2018 is the year in which the babies of the millennium reach adulthood. Back in January, this was mainly marked by existential online angst about how those born when Britney Spears’s ‘Oops!… I Did It Again’ was in the charts are reaching legal drinking age. Today’s 18 in 2018 publication from the Office for National Statistics throws a bit more light on what to make of this milestone.
The focus is on today’s 18 year olds – the tail-end of the ‘millennials’ – compared to older members of this generation so-named due to reaching adulthood since the turn of the millennium. Even within millennials many positive developments are evident: the youngest millennials can expect to live two years longer than the eldest; they’re around a third more likely to go to university; and they’re less likely to have picked up a cigarette habit (or, despite now being of legal drinking age, consume alcohol). Young marriage and parenthood have also tailed off significantly in the past two decades, and social media is taking the place of face-to-face socialising.

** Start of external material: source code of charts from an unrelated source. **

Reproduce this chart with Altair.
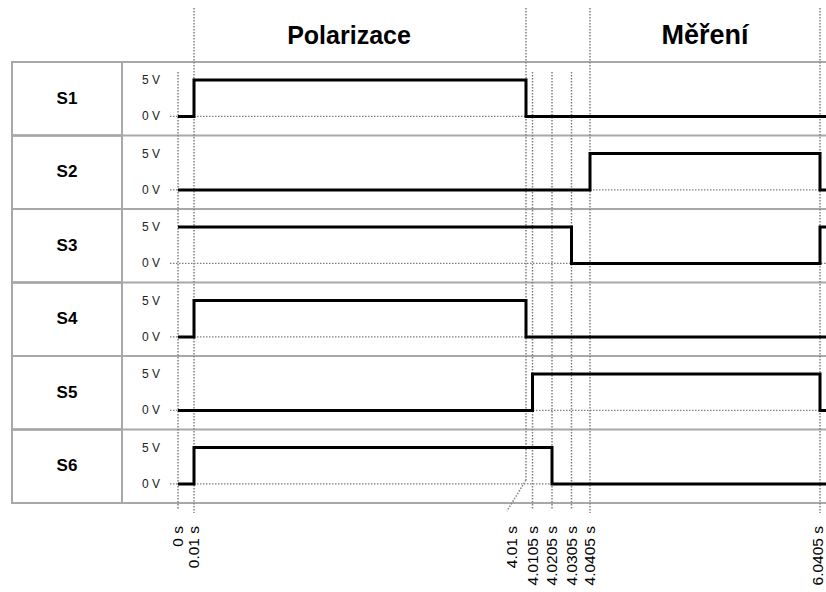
import altair as alt
import pandas as pd

# ---------------- data ----------------
signal_names = ["S1", "S2", "S3", "S4", "S5", "S6"]
signal_times = [
    [0, 0.01, 4.01, 6.1],
    [0, 4.0405, 6.0405, 6.1],
    [0, 4.0305, 6.0405, 6.1],
    [0, 0.01, 4.01, 6.1],
    [0, 4.0105, 6.0405, 6.1],
    [0, 0.01, 4.0205, 6.1],
]
signal_volts = [
    [0, 5, 0, 0],
    [0, 5, 0, 0],
    [5, 0, 5, 5],
    [0, 5, 0, 0],
    [0, 5, 0, 0],
    [0, 5, 0, 0],
]
tick_times = [0, 0.01, 4.01, 4.0105, 4.0205, 4.0305, 4.0405, 6.0405]
tick_labels = ["0 s", "0.01 s", "4.01 s", "4.0105 s", "4.0205 s",
               "4.0305 s", "4.0405 s", "6.0405 s"]
section_names = ["Polarizace", "Měření"]
section_start = [0.01, 4.0405]
section_end = [4.01, 6.0405]
level_labels = ["5 V", "0 V"]
level_values = [5, 0]

# ---------------- tables ----------------
sig_rows = []
for i, name in enumerate(signal_names):
    for t, v in zip(signal_times[i], signal_volts[i]):
        sig_rows.append({"signal": name, "row": i, "t": t, "v": v})
sig_df = pd.DataFrame(sig_rows)

rows_df = pd.DataFrame({"signal": signal_names, "row": list(range(len(signal_names)))})
bounds_df = pd.DataFrame({"b": list(range(len(signal_names) + 1))})

lvl_rows = []
for i, name in enumerate(signal_names):
    for lab, v in zip(level_labels, level_values):
        lvl_rows.append({"row": i, "label": lab, "v": v})
lvl_df = pd.DataFrame(lvl_rows)

bounds_set = set(section_start) | set(section_end)
kinds = []
for t in tick_times:
    if t == 4.01:
        kinds.append("bent")
    elif t in bounds_set:
        kinds.append("long")
    else:
        kinds.append("short")
ticks_df = pd.DataFrame({"t": tick_times, "label": tick_labels, "kind": kinds})

sec_df = pd.DataFrame({"name": section_names, "start": section_start, "end": section_end})

# ---------------- scales / style ----------------
FONT = "Liberation Sans"
GRID = "#a8a8a8"
DOT = "#808080"
DASH = [1.5, 1.5]
xscale = alt.Scale(domain=tick_times,
                   range=[178, 194, 526, 532.5, 552, 571.5, 590, 820],
                   zero=False, nice=False)
yscale = alt.Scale(domain=[0, 6], range=[62, 503], zero=False, nice=False)
LEVEL_Y = "datum.row + 0.74 - datum.v / 5 * 0.495"

X = lambda f: alt.X(f, scale=xscale, axis=None)
Y = lambda f: alt.Y(f, scale=yscale, axis=None)

# row separators across the full width
hlines = alt.Chart(bounds_df).mark_rule(color=GRID, strokeWidth=2).encode(
    y=Y("b:Q"), x=alt.value(12), x2=alt.value(826),
)

# label column boxes
boxes = alt.Chart(rows_df).transform_calculate(r2="datum.row + 1").mark_rect(
    fill=None, fillOpacity=0, stroke=GRID, strokeWidth=2
).encode(y=Y("row:Q"), y2="r2:Q", x=alt.value(12), x2=alt.value(122))

# 0 V dotted reference lines
zero_lines = alt.Chart(rows_df).transform_calculate(v="0", yy=LEVEL_Y).mark_rule(
    color=DOT, strokeWidth=1.2, strokeDash=DASH
).encode(y=Y("yy:Q"), x=alt.value(170), x2=alt.value(826))

# vertical dotted time markers
tick_base = alt.Chart(ticks_df)
long_ticks = tick_base.transform_filter("datum.kind == 'long'").mark_rule(
    color=DOT, strokeWidth=1.5, strokeDash=DASH
).encode(x=X("t:Q"), y=alt.value(8), y2=alt.value(513))
short_ticks = tick_base.transform_filter("datum.kind == 'short'").mark_rule(
    color=DOT, strokeWidth=1.5, strokeDash=DASH
).encode(x=X("t:Q"), y=alt.value(72), y2=alt.value(510))
bent_tick = tick_base.transform_filter("datum.kind == 'bent'").mark_rule(
    color=DOT, strokeWidth=1.5, strokeDash=DASH
).encode(x=X("t:Q"), y=alt.value(8), y2=alt.value(480))
bent_leader = tick_base.transform_filter("datum.kind == 'bent'").mark_rule(
    color=DOT, strokeWidth=1.5, strokeDash=DASH, x2Offset=-19
).encode(x=X("t:Q"), x2="t:Q", y=alt.value(480), y2=alt.value(511))

# signals
signals = alt.Chart(sig_df).transform_calculate(yy=LEVEL_Y).mark_line(
    interpolate="step-after", color="black", strokeWidth=3, strokeJoin="miter"
).encode(x=X("t:Q"), y=Y("yy:Q"), detail="signal:N")

# signal names
names = alt.Chart(rows_df).transform_calculate(yy="datum.row + 0.5").mark_text(
    font=FONT, fontSize=17, fontWeight="bold", color="black",
    align="center", baseline="middle"
).encode(y=Y("yy:Q"), x=alt.value(67), text="signal:N")

# level labels
levels = alt.Chart(lvl_df).transform_calculate(yy=LEVEL_Y).mark_text(
    font=FONT, fontSize=12, color="#222222", align="right", baseline="middle"
).encode(y=Y("yy:Q"), x=alt.value(160), text="label:N")

# section titles
sec_base = alt.Chart(sec_df).transform_calculate(mid="(datum.start + datum.end) / 2")
title_pol = sec_base.transform_filter("datum.name == 'Polarizace'").mark_text(
    font=FONT, fontSize=25, fontWeight="bold", color="black",
    align="center", baseline="middle", dx=-11
).encode(x=X("mid:Q"), y=alt.value(36), text="name:N")
title_mer = sec_base.transform_filter("datum.name != 'Polarizace'").mark_text(
    font=FONT, fontSize=27, fontWeight="bold", color="black",
    align="center", baseline="middle"
).encode(x=X("mid:Q"), y=alt.value(36), text="name:N")

# time labels
tlabels = tick_base.transform_filter(
    "datum.kind != 'bent' && datum.t < 6"
).mark_text(
    font=FONT, fontSize=15.5, color="black", angle=270,
    align="right", baseline="middle"
).encode(x=X("t:Q"), y=alt.value(526), text="label:N")
tlabel_end = tick_base.transform_filter("datum.t > 6").mark_text(
    font=FONT, fontSize=15.5, color="black", angle=270,
    align="right", baseline="middle", dy=-2
).encode(x=X("t:Q"), y=alt.value(526), text="label:N")
tlabel_bent = tick_base.transform_filter("datum.kind == 'bent'").mark_text(
    font=FONT, fontSize=15.5, color="black", angle=270,
    align="right", baseline="middle", dy=-14
).encode(x=X("t:Q"), y=alt.value(526), text="label:N")

chart = alt.layer(
    hlines, boxes, zero_lines, long_ticks, short_ticks, bent_tick, bent_leader,
    signals, names, levels, title_pol, title_mer, tlabels, tlabel_end, tlabel_bent,
).properties(
    width=826, height=592, autosize="none", padding=0, background="white"
).configure_view(stroke=None)

chart.save("out.html", embed_options={"renderer": "svg", "actions": False})
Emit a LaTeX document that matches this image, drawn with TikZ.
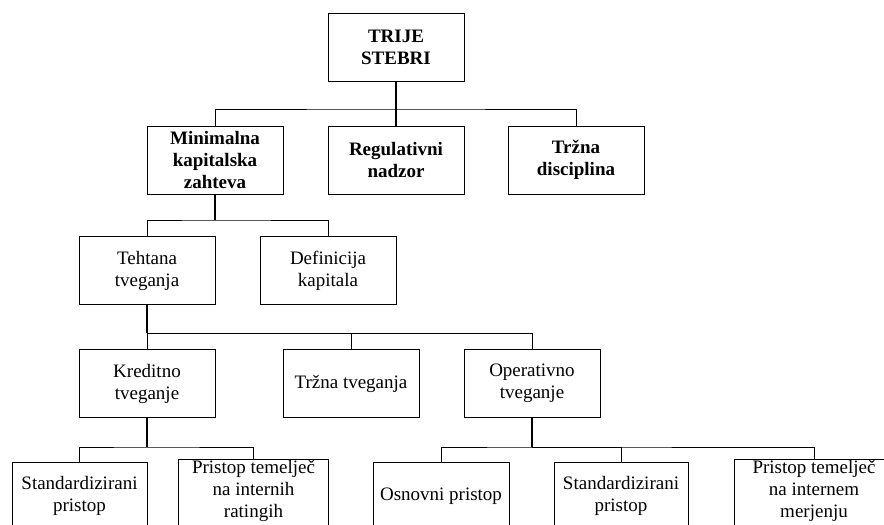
\documentclass[tikz,border=0pt]{standalone}
\usepackage{fontspec}
\setmainfont{Liberation Serif}
\begin{document}
\begin{tikzpicture}[x=1pt,y=-1pt,
  box/.style={draw=black, line width=0.9pt, minimum width=136pt, minimum height=68pt, inner sep=0pt, align=center, font=\fontsize{19}{22}\selectfont},
  bbox/.style={box, font=\fontsize{19}{22}\selectfont\bfseries},
  openbox/.style={box, draw=none, minimum height=58pt},
  boxline/.style={line width=0.9pt},
  stem/.style={line width=1.6pt},
  link/.style={line width=0.9pt}]
\useasboundingbox (0,0) rectangle (884,525);
\clip (0,0) rectangle (884,525);
% level 1
\node[bbox] (root) at (396,47) {TRIJE\\STEBRI};
% level 2
\node[bbox] (min) at (215,160) {Minimalna\\kapitalska\\zahteva};
\node[bbox] (reg) at (396,160) {Regulativni\\nadzor};
\node[bbox] (trd) at (576,160) {Tržna\\disciplina};
% level 3
\node[box] (teh) at (147,270.5) {Tehtana\\tveganja};
\node[box] (def) at (328,270.5) {Definicija\\kapitala};
% level 4
\node[box] (kre) at (147,383.5) {Kreditno\\tveganje};
\node[box] (trt) at (351,383.5) {Tržna tveganja};
\node[box] (ope) at (532,383.5) {Operativno\\tveganje};
% level 5
\node[box, minimum width=135pt] (std1) at (79.5,496) {Standardizirani\\pristop};
\node[openbox, minimum width=149pt] (pr1) at (253.5,491) {Pristop temelječ\\na internih\\ratingih};
\draw[boxline] ([yshift=-40pt]pr1.south west) -- (pr1.north west) -- (pr1.north east) -- ([yshift=-40pt]pr1.south east);
\node[box] (osn) at (441,496) {Osnovni pristop};
\node[box, minimum width=134pt] (std2) at (621,496) {Standardizirani\\pristop};
\node[openbox, minimum width=158pt] (pr2) at (814,491) {Pristop temelječ\\na internem\\merjenju};
\draw[boxline] ([yshift=-40pt]pr2.south west) -- (pr2.north west) -- (pr2.north east) -- ([yshift=-40pt]pr2.south east);
% junctions
\coordinate (j1) at (396,109);
\coordinate (j2) at (215,220);
\coordinate (j3) at (147,333);
\coordinate (j4) at (147,447);
\coordinate (j5) at (532,447);
% connectors
\draw[stem] (root.south) -- (reg.north);
\draw[link] (min.north) |- (j1) -| (trd.north);
\draw[stem] (min.south) -- (j2);
\draw[link] (teh.north) |- (j2) -| (def.north);
\draw[stem] (teh.south) -- (j3);
\draw[link] (j3) -- (kre.north);
\draw[link] (j3) -| (trt.north);
\draw[link] (j3) -| (ope.north);
\draw[stem] (kre.south) -- (j4);
\draw[link] (std1.north) |- (j4) -| (pr1.north);
\draw[stem] (ope.south) -- (j5);
\draw[link] (osn.north) |- (j5) -| (pr2.north);
\draw[link] (j5) -| (std2.north);
\end{tikzpicture}
\end{document}
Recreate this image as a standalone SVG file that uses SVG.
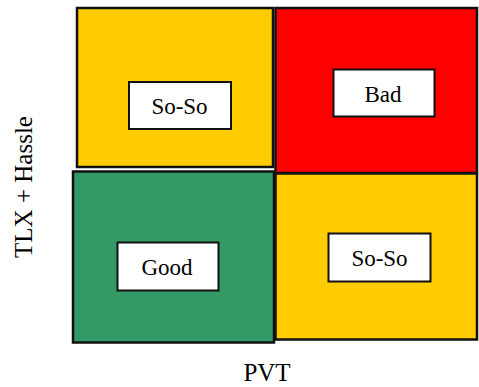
<svg xmlns="http://www.w3.org/2000/svg" width="479" height="387" viewBox="0 0 479 387">
<style>
.q{stroke:#111;stroke-width:2.5}
.lb{fill:#fff;stroke:#111;stroke-width:2}
.t{font-family:"Liberation Serif",serif;font-size:23px;fill:#000;text-anchor:middle}
.ax{font-family:"Liberation Serif",serif;font-size:25px;fill:#000;text-anchor:middle}
</style>
<rect width="479" height="387" fill="#fff"/>
<g id="soso-top">
<rect class="q" x="77" y="8" width="196" height="159" fill="#ffcc00"/>
<rect class="lb" x="129" y="82" width="102" height="47"/>
<text class="t" x="179.5" y="114">So-So</text>
</g>
<g id="bad">
<rect class="q" x="275.5" y="8" width="201.5" height="165" fill="#ff0000"/>
<rect class="lb" x="333.5" y="69.5" width="101" height="47"/>
<text class="t" x="383" y="102">Bad</text>
</g>
<g id="soso-bottom">
<rect class="q" x="275.5" y="173.5" width="201.5" height="166" fill="#ffcc00"/>
<rect class="lb" x="328.5" y="233.5" width="102" height="48"/>
<text class="t" x="379.5" y="266">So-So</text>
</g>
<g id="good">
<rect class="q" x="73" y="171.5" width="201" height="171" fill="#339966"/>
<rect class="lb" x="117.5" y="242.5" width="101" height="48"/>
<text class="t" x="167" y="275">Good</text>
</g>
<g id="axes">
<text class="ax" x="0" y="0" transform="translate(32,187) rotate(-90)">TLX + Hassle</text>
<text class="ax" x="267" y="381">PVT</text>
</g>
<g id="connectors"/>
</svg>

If this is what life on the cusp of adulthood looks like for the youngest millennials, how are they feeling about ‘adulting’ their way towards jobs, houses and families? Our Intergenerational Commission – a two-year study into the past and future economic experiences of different generations – provides some pointers.
A post-financial crisis cohort?
In one area in particular, today’s 18 year olds might be more positive than their older millennial counterparts (on whom much of our analysis necessarily focused). Britain’s pay disaster was most acutely felt by those who entered the jobs market in the years during and since the financial crisis. The result has been that those born in the 1980s have similar earnings to the cohorts born 15 years before them when they were the same age.
This 15 years of lost pay growth is unprecedented, and raises concerns about the potential long-term ‘scarring’ effects of being stuck on low pay when starting out. Although still tepid, pay growth is now building, and should gain pace as today’s 18 year olds begin careers over the coming years. The rate at which young people move jobs has also started to pick up – a strong indicator of growing confidence. Should these trends continue, there is a good chance that the youngest millennials could ride on the coat-tails of a long-awaited pay bounce-back as they find their feet in the labour market.
More rent, more tax
But in other areas, the challenges flagged by the Intergenerational Commission loom as large for the youngest millennials as for older ones. Our analysis suggests that the decades-long pattern of lower home ownership rates and higher housing costs through successive cohorts shows no signs of budging without substantial intervention. Many of these millennials will be entering a housing market that is broken – completely in the big cities – with rent providing a huge drag on their incomes.
As well as spending more on rent, today’s 18 year olds are also likely to pay more tax, particularly over the coming decades, as our ageing society puts pressure on the public finances. Maintaining the status quo in terms of health and welfare provision is set to cost an extra £63 billion by 2040. The usual options of borrowing or taxing incomes and consumption would bear down heavily on the youngest millennials during their working lives, something no politician today seems willing to acknowledge, or better still address.
This need not be a birthday present of gloom for those turning 18 in 2018, but we can’t expect the youngest millennials to experience a living standards boom through chance alone. Policy action will be needed.
The Intergenerational Commission’s recommendations include interventions to get more houses built and improve the security of renting privately in the meantime, and a way of funding health and care for members of older generations that doesn’t heap more pressure on young adults. Steps like these would ensure that as well as living longer, being better educated and behaving more sensibly than ever before, millennials get the gift previous generations enjoyed and people across society believe is their due: a higher standard of living than those who came before them.